The refugees are divided into two groups: the 18-and-overs and
the
unaccompanied minors. About 25 of the minors are being placed
in foster care
or in group homes around Richmond, where they will
attend school.
"They're bright," said Olivia Faries, arrival coordinator for
Catholic
Charities. "They have all been very motivated to attend
what schooling was
available in the camp."
The organization expects to place about 15 more, but it is
unclear how
soon they will arrive, Faries said.
Seven refugees in the Richmond area are in the 18-and-over
category, and
are receiving aid from the Refugee and Immigration
Services of the Catholic
Diocese of Richmond. The Diocese receives
a one-time dlrs 270 grant per
refugee from the government. It
provides the rest of the money to help them
get on their feet until
they find jobs.
"Our goal is to get them financially independent as soon as we
can,"
Mendenhall said.
They will get entry-level jobs at hotels, restaurants and
factories, doing
work completely foreign to them. Boys like the
five roommates in Richmond
never learned to work because they fled
their homes when they were very
young.
Government troops from northern Sudan attacked Maker's village
in the
southern part of the country in 1987. When the troops
descended on his
village, the people scattered, and Maker was
separated from his parents and
siblings. He and his uncle joined a
group of thousands of Sudanese -- mostly
young boys -- walking to
Ethiopia, 400 miles (644 kilometers) to the east.
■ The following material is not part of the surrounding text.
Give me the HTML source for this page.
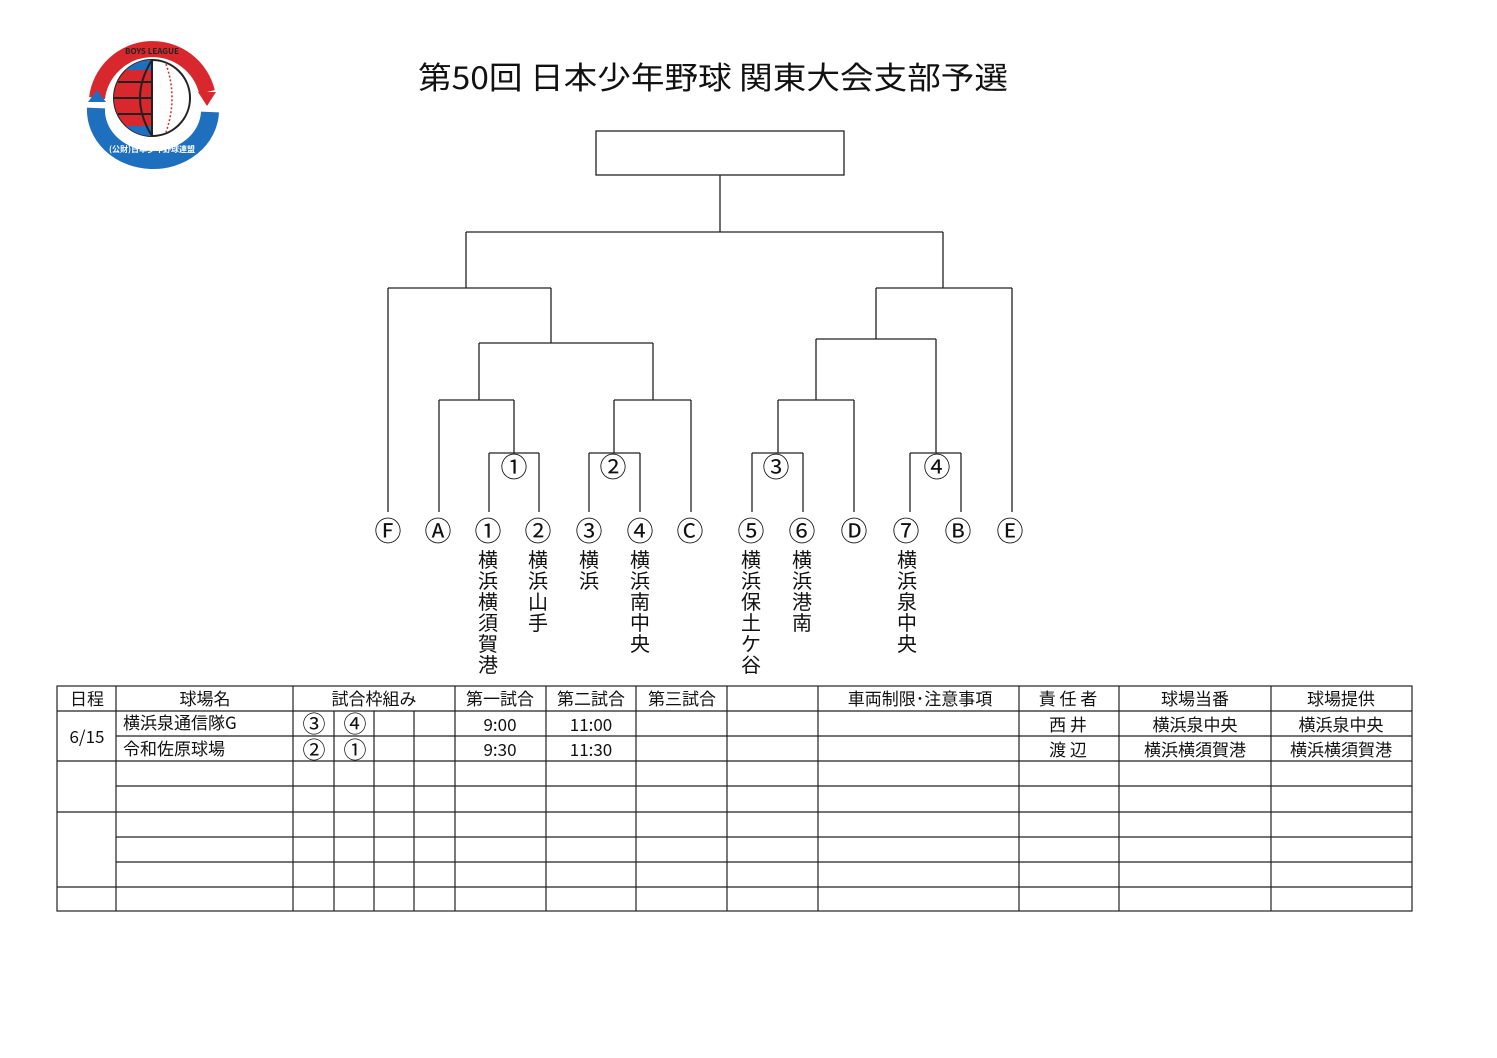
<!DOCTYPE html>
<html><head><meta charset="utf-8"><style>
html,body{margin:0;padding:0;background:#fff;}
svg{display:block;font-family:"Noto Sans CJK JP","Liberation Sans",sans-serif;}
</style></head><body>
<svg width="1497" height="1058" viewBox="0 0 1497 1058" xmlns="http://www.w3.org/2000/svg">
<g>
<path d="M97,98 A56,56 0 0 1 207,92" fill="none" stroke="#d8282e" stroke-width="16"/>
<polygon points="198,92 216,92 207,106" fill="#d8282e"/>
<path d="M96,108 A57,50 0 0 0 210,112" fill="none" stroke="#1f6fbf" stroke-width="18"/>
<polygon points="88,102 106,102 97,90" fill="#1f6fbf"/>
<circle cx="152" cy="98" r="38" fill="#fff" stroke="#222" stroke-width="2"/>
<path d="M152,60 A38,38 0 0 0 152,136 Z" fill="#d8282e"/>
<path d="M152,60 A38,38 0 0 0 126,70 L152,70Z" fill="#1f6fbf"/>
<path d="M152,136 A38,38 0 0 1 126,126 L152,126Z" fill="#1f6fbf"/>
<line x1="114" y1="98" x2="152" y2="98" stroke="#222" stroke-width="2"/>
<line x1="118" y1="82" x2="152" y2="82" stroke="#222" stroke-width="2"/>
<line x1="118" y1="114" x2="152" y2="114" stroke="#222" stroke-width="2"/>
<path d="M152,60 Q128,98 152,136" fill="none" stroke="#222" stroke-width="2"/>
<line x1="152" y1="60" x2="152" y2="136" stroke="#222" stroke-width="2"/>
<path d="M166,64 Q178,98 166,132" fill="none" stroke="#c33" stroke-width="1.5" stroke-dasharray="2,2"/>
<text x="152" y="54" font-size="8" font-weight="bold" text-anchor="middle" fill="#222">BOYS LEAGUE</text>
<text x="152" y="152" font-size="8" font-weight="bold" text-anchor="middle" fill="#fff">(公財)日本少年野球連盟</text>
</g>
<text x="713" y="89" font-size="31" text-anchor="middle" fill="#111" textLength="590" lengthAdjust="spacingAndGlyphs">第50回 日本少年野球 関東大会支部予選</text>
<g stroke="#222" stroke-width="1.3" fill="none">
<rect x="596" y="131" width="248" height="44"/>
<path d="M720,175V232M466,232H943M466,232V288M388,288H551M388,288V512M551,288V343M479,343H653M479,343V400M439,400H514M439,400V512M514,400V453M489,453H539M489,453V512M539,453V512M653,343V400M614,400H691M691,400V512M614,400V453M589,453H640M589,453V512M640,453V512"/>
<path d="M943,232V288M876,288H1012M1012,288V512M876,288V339M816,339H936M816,339V400M778,400H854M854,400V512M778,400V453M752,453H803M752,453V512M803,453V512M936,339V453M910,453H961M910,453V512M961,453V512"/>
</g>
<g font-size="27" text-anchor="middle" fill="#111">
<text x="514" y="477">①</text><text x="613" y="477">②</text><text x="776" y="477">③</text><text x="937" y="477">④</text>
<text x="388" y="541">Ⓕ</text><text x="438" y="541">Ⓐ</text><text x="488" y="541">①</text><text x="538" y="541">②</text><text x="589" y="541">③</text><text x="640" y="541">④</text><text x="690" y="541">Ⓒ</text><text x="751" y="541">⑤</text><text x="802" y="541">⑥</text><text x="854" y="541">Ⓓ</text><text x="906" y="541">⑦</text><text x="958" y="541">Ⓑ</text><text x="1010" y="541">Ⓔ</text>
</g>
<g font-size="20" text-anchor="middle" fill="#111">
<text x="488" y="567">横</text><text x="488" y="588">浜</text><text x="488" y="609">横</text><text x="488" y="630">須</text><text x="488" y="651">賀</text><text x="488" y="672">港</text>
<text x="538" y="567">横</text><text x="538" y="588">浜</text><text x="538" y="609">山</text><text x="538" y="630">手</text>
<text x="589" y="567">横</text><text x="589" y="588">浜</text>
<text x="640" y="567">横</text><text x="640" y="588">浜</text><text x="640" y="609">南</text><text x="640" y="630">中</text><text x="640" y="651">央</text>
<text x="751" y="567">横</text><text x="751" y="588">浜</text><text x="751" y="609">保</text><text x="751" y="630">土</text><text x="751" y="651">ケ</text><text x="751" y="672">谷</text>
<text x="802" y="567">横</text><text x="802" y="588">浜</text><text x="802" y="609">港</text><text x="802" y="630">南</text>
<text x="907" y="567">横</text><text x="907" y="588">浜</text><text x="907" y="609">泉</text><text x="907" y="630">中</text><text x="907" y="651">央</text>
</g>
<g stroke="#222" stroke-width="1.2" fill="none">
<rect x="57" y="686" width="1355" height="225"/>
<path d="M57,711H1412M116,736H1412M57,761H1412M116,786H1412M57,812H1412M116,837H1412M116,862H1412M57,887H1412"/>
<path d="M116,686V911M293,686V911M455,686V911M546,686V911M636,686V911M727,686V911M818,686V911M1019,686V911M1119,686V911M1271,686V911"/>
<path d="M334,711V911M374,711V911M414,711V911"/>
</g>
<g font-size="17" fill="#111" text-anchor="middle">
<text x="87" y="705">日程</text><text x="205" y="705">球場名</text><text x="374" y="705">試合枠組み</text>
<text x="500" y="705">第一試合</text><text x="591" y="705">第二試合</text><text x="682" y="705">第三試合</text>
<text x="920" y="705">車両制限･注意事項</text><text x="1068" y="705">責 任 者</text><text x="1195" y="705">球場当番</text><text x="1341" y="705">球場提供</text>
<text x="87" y="743">6/15</text>
<text x="500" y="731">9:00</text><text x="591" y="731">11:00</text>
<text x="500" y="756">9:30</text><text x="591" y="756">11:30</text>
<text x="1068" y="731">西 井</text><text x="1195" y="731">横浜泉中央</text><text x="1341" y="731">横浜泉中央</text>
<text x="1068" y="756">渡 辺</text><text x="1195" y="756">横浜横須賀港</text><text x="1341" y="756">横浜横須賀港</text>
</g>
<g font-size="17" fill="#111">
<text x="123" y="729">横浜泉通信隊G</text><text x="123" y="755">令和佐原球場</text>
</g>
<g font-size="23" fill="#111" text-anchor="middle">
<text x="314" y="732">③</text><text x="355" y="732">④</text>
<text x="314" y="758">②</text><text x="355" y="758">①</text>
</g>
</svg>
</body></html>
Shortly after they crossed the Nile, which bisects Sudan, Maker
watched
his uncle die in an air raid by government forces.
The refugees settled in a camp in Ethiopia for several years.
But when the
Ethiopian government collapsed in 1991, the boys were
forced back into Sudan
at bayonet-point. Finding nothing to stay
for, they continued wearily on to
Kakuma.
Speaking softly but without hesitation, Maker recounted tragedy
after
tragedy.
"Before we could go back to Sudan there was a small river,
called Gilo
River. But most of the children don't know how to swim,
so we lost so many
children," he said.
Although it is impossible to pin down the exact number of
Sudanese who
fled southern Sudan in the late 1980s, estimates run
as high as 30,000. Only
12,000 made it to Kakuma. Many died on the
way, but some went back to Sudan
or were recruited by opposition
forces to fight in the civil war.
Peter Magok Majang, who lives with Maker, said he survived by
running.
"When they are shooting, you just run out and you don't know
where to go.
You just run," he said. After his parents were killed
in an attack on his
village, he fled to the bush, where he joined a
group going to Ethiopia.
The boys appear content, even cheerful, despite the horrors they
have
endured. They are consumed with the task of adjusting to life
in the United
States, and are interested in everything, Mendenhall
said.
"They really have landed on another planet," she said.